Collected material
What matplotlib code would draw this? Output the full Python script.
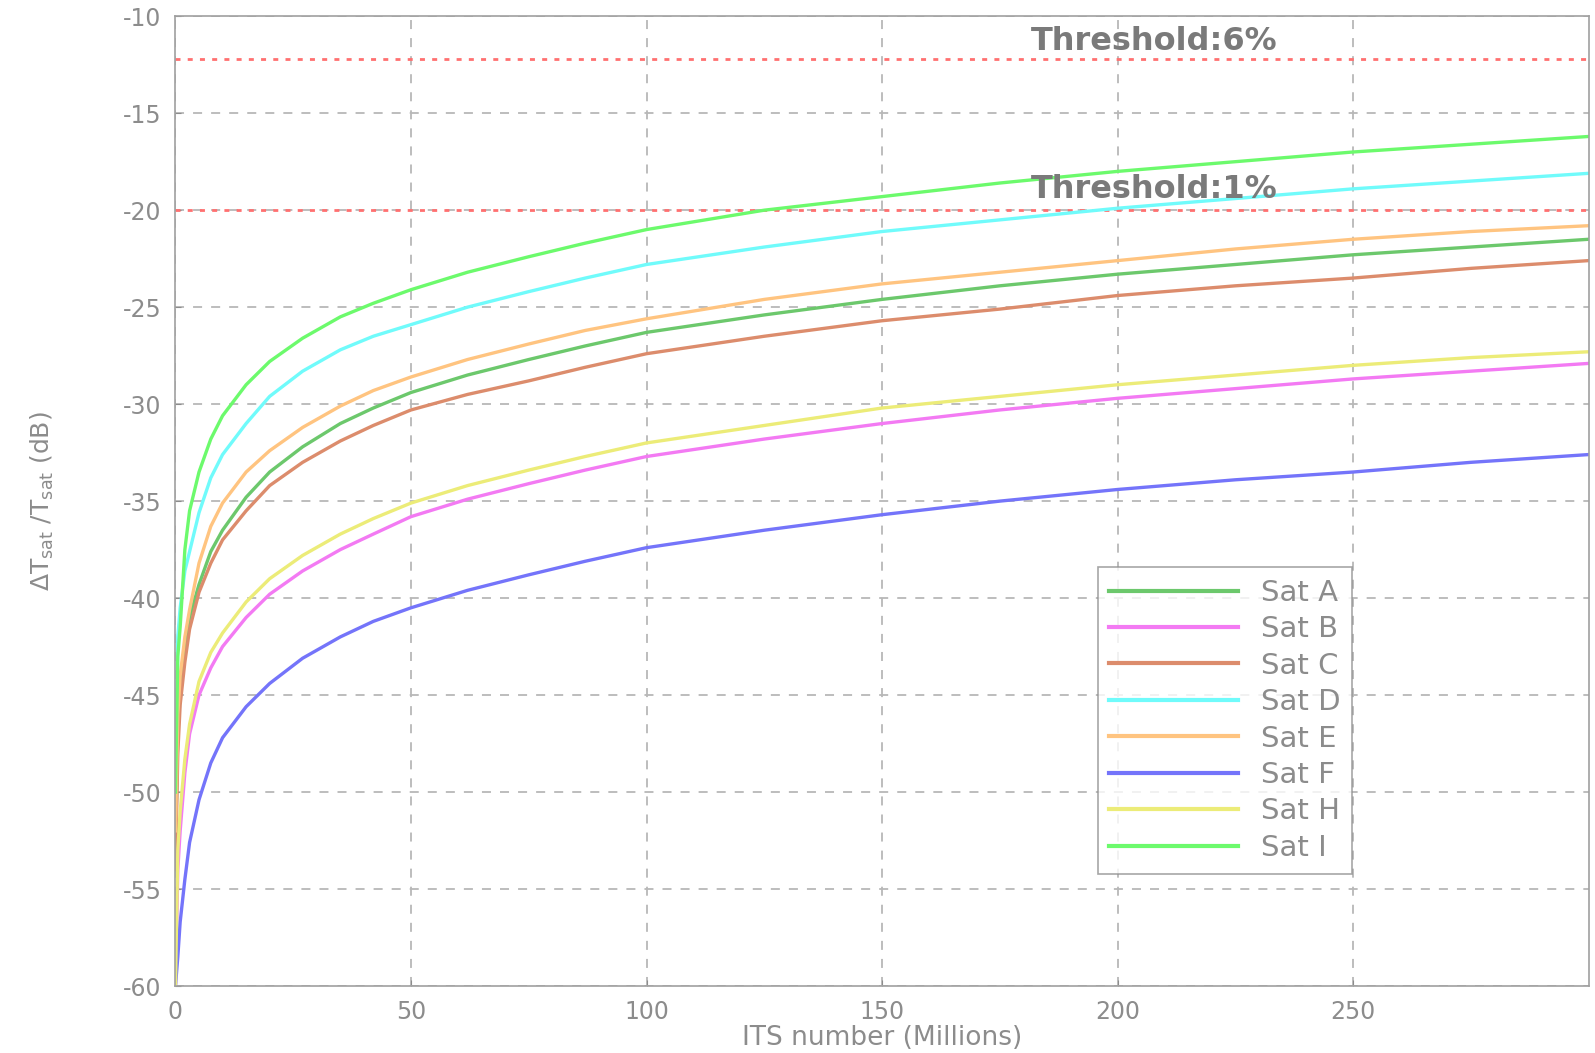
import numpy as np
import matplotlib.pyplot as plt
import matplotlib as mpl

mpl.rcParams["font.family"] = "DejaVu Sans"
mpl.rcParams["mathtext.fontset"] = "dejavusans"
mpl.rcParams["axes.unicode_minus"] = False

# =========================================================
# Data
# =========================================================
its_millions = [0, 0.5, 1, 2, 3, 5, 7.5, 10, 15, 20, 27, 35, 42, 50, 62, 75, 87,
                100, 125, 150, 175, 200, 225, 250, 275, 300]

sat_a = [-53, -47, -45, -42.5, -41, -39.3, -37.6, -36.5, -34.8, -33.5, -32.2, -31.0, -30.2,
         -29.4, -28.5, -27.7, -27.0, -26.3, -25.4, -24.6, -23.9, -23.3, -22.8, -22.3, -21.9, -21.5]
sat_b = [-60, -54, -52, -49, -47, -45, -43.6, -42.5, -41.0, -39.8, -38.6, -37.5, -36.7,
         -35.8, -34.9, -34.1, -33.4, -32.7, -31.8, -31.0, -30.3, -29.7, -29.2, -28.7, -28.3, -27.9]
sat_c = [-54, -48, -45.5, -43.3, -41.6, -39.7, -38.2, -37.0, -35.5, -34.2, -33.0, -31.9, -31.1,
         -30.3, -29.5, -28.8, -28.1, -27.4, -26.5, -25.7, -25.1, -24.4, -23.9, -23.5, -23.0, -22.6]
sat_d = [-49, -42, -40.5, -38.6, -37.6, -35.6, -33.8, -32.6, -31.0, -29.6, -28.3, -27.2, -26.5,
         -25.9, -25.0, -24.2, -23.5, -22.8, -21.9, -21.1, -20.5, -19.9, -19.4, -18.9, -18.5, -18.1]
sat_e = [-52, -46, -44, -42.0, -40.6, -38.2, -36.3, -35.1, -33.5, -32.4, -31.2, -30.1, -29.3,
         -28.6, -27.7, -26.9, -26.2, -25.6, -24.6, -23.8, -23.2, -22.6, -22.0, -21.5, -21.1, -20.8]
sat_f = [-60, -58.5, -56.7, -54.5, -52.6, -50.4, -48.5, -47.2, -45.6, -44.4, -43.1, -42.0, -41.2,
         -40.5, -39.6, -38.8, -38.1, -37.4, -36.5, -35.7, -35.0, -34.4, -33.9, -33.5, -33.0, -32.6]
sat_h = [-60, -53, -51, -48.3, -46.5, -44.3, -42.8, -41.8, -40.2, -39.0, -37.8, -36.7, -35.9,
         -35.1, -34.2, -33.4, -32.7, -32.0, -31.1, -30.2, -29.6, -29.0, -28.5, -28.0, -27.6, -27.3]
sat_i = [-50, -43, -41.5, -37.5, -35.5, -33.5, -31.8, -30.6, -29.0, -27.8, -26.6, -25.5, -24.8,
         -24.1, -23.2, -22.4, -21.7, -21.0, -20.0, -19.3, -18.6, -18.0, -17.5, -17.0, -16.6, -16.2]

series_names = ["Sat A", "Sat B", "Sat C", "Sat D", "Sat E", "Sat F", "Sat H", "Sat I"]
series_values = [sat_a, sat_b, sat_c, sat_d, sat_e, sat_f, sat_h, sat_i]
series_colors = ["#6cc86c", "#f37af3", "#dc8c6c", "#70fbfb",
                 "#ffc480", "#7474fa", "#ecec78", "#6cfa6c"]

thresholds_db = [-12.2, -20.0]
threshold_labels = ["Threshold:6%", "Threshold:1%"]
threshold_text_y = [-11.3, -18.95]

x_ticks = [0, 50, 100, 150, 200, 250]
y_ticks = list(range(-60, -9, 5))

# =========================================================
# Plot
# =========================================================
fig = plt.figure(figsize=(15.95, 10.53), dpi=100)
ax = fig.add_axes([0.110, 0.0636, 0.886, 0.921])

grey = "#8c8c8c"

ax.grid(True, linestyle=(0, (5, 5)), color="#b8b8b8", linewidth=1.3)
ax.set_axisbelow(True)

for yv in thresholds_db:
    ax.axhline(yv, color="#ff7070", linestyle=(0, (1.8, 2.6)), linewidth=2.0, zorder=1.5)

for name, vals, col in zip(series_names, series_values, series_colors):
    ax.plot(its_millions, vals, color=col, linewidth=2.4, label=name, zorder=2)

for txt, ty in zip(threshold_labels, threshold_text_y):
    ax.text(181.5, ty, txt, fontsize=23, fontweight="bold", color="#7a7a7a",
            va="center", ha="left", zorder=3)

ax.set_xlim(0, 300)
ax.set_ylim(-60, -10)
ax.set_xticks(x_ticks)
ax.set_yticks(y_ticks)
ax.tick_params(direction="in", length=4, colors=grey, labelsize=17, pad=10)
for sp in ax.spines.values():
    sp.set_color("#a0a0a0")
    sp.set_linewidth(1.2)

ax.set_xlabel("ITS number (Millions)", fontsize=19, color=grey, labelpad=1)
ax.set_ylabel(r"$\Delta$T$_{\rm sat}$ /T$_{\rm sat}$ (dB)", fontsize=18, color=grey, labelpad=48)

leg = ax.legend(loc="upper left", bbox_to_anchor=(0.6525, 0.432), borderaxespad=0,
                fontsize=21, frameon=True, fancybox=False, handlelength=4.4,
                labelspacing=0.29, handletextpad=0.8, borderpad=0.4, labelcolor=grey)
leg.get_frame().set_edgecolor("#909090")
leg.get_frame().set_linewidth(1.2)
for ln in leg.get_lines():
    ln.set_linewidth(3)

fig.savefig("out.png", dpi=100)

Short exercise
Write out nothing but the lines from the start of the data through the line with "100, 125, 150, 175, 200, 225, 250, 275, 300]". Leave out the pictures.

Solution to the problem
What matplotlib code would draw this? Output the full Python script.
import numpy as np
import matplotlib.pyplot as plt
import matplotlib as mpl

mpl.rcParams["font.family"] = "DejaVu Sans"
mpl.rcParams["mathtext.fontset"] = "dejavusans"
mpl.rcParams["axes.unicode_minus"] = False

# =========================================================
# Data
# =========================================================
its_millions = [0, 0.5, 1, 2, 3, 5, 7.5, 10, 15, 20, 27, 35, 42, 50, 62, 75, 87,
                100, 125, 150, 175, 200, 225, 250, 275, 300]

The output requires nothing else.